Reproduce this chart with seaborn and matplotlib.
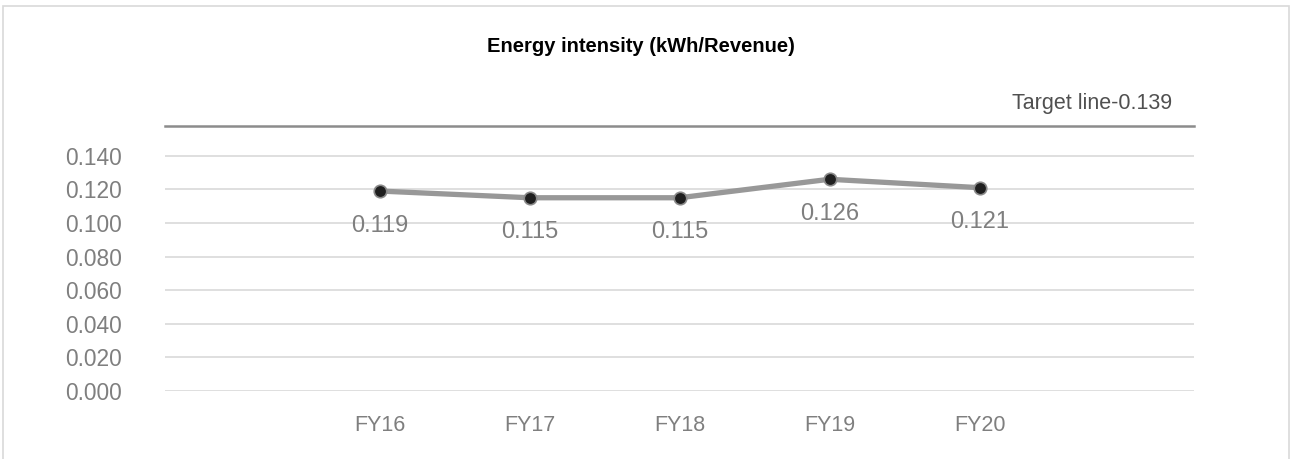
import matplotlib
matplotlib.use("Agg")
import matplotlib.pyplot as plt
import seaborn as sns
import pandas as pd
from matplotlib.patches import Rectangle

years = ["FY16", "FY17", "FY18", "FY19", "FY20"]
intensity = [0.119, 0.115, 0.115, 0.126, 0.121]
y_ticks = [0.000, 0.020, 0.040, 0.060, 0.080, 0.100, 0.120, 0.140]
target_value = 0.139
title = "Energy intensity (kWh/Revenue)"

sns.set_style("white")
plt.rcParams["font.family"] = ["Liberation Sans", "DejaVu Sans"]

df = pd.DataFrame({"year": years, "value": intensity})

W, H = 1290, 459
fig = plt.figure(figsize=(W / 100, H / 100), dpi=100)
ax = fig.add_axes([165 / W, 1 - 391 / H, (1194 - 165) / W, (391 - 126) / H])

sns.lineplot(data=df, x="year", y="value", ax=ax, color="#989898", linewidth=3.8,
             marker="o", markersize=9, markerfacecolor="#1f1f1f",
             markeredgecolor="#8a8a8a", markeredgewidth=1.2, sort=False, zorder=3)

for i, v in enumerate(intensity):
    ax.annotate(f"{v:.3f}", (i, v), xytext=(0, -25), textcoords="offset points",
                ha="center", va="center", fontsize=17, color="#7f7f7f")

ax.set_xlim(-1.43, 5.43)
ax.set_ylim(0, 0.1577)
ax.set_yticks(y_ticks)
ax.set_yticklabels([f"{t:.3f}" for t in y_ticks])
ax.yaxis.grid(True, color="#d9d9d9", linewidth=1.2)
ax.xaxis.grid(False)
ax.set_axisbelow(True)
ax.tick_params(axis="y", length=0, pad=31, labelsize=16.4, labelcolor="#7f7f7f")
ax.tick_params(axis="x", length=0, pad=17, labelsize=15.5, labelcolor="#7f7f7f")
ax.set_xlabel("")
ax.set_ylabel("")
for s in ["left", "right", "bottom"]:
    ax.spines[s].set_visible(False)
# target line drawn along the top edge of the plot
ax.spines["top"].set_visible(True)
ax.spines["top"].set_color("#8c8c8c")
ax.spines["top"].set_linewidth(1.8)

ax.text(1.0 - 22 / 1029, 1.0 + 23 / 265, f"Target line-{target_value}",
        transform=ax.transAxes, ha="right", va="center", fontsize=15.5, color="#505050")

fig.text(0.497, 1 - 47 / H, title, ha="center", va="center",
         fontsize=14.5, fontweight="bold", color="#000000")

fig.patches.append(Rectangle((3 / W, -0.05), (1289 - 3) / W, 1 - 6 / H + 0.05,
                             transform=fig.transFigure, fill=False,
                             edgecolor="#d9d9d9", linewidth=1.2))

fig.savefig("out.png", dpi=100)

★ ★ ★ ★ ★

## PROBLEM REQUIREMENTS
Write out the whole listing exactly, and drop the pictures.

## WRITTEN REPLY
Reproduce this chart with seaborn and matplotlib.
import matplotlib
matplotlib.use("Agg")
import matplotlib.pyplot as plt
import seaborn as sns
import pandas as pd
from matplotlib.patches import Rectangle

years = ["FY16", "FY17", "FY18", "FY19", "FY20"]
intensity = [0.119, 0.115, 0.115, 0.126, 0.121]
y_ticks = [0.000, 0.020, 0.040, 0.060, 0.080, 0.100, 0.120, 0.140]
target_value = 0.139
title = "Energy intensity (kWh/Revenue)"

sns.set_style("white")
plt.rcParams["font.family"] = ["Liberation Sans", "DejaVu Sans"]

df = pd.DataFrame({"year": years, "value": intensity})

W, H = 1290, 459
fig = plt.figure(figsize=(W / 100, H / 100), dpi=100)
ax = fig.add_axes([165 / W, 1 - 391 / H, (1194 - 165) / W, (391 - 126) / H])

sns.lineplot(data=df, x="year", y="value", ax=ax, color="#989898", linewidth=3.8,
             marker="o", markersize=9, markerfacecolor="#1f1f1f",
             markeredgecolor="#8a8a8a", markeredgewidth=1.2, sort=False, zorder=3)

for i, v in enumerate(intensity):
    ax.annotate(f"{v:.3f}", (i, v), xytext=(0, -25), textcoords="offset points",
                ha="center", va="center", fontsize=17, color="#7f7f7f")

ax.set_xlim(-1.43, 5.43)
ax.set_ylim(0, 0.1577)
ax.set_yticks(y_ticks)
ax.set_yticklabels([f"{t:.3f}" for t in y_ticks])
ax.yaxis.grid(True, color="#d9d9d9", linewidth=1.2)
ax.xaxis.grid(False)
ax.set_axisbelow(True)
ax.tick_params(axis="y", length=0, pad=31, labelsize=16.4, labelcolor="#7f7f7f")
ax.tick_params(axis="x", length=0, pad=17, labelsize=15.5, labelcolor="#7f7f7f")
ax.set_xlabel("")
ax.set_ylabel("")
for s in ["left", "right", "bottom"]:
    ax.spines[s].set_visible(False)
# target line drawn along the top edge of the plot
ax.spines["top"].set_visible(True)
ax.spines["top"].set_color("#8c8c8c")
ax.spines["top"].set_linewidth(1.8)

ax.text(1.0 - 22 / 1029, 1.0 + 23 / 265, f"Target line-{target_value}",
        transform=ax.transAxes, ha="right", va="center", fontsize=15.5, color="#505050")

fig.text(0.497, 1 - 47 / H, title, ha="center", va="center",
         fontsize=14.5, fontweight="bold", color="#000000")

fig.patches.append(Rectangle((3 / W, -0.05), (1289 - 3) / W, 1 - 6 / H + 0.05,
                             transform=fig.transFigure, fill=False,
                             edgecolor="#d9d9d9", linewidth=1.2))

fig.savefig("out.png", dpi=100)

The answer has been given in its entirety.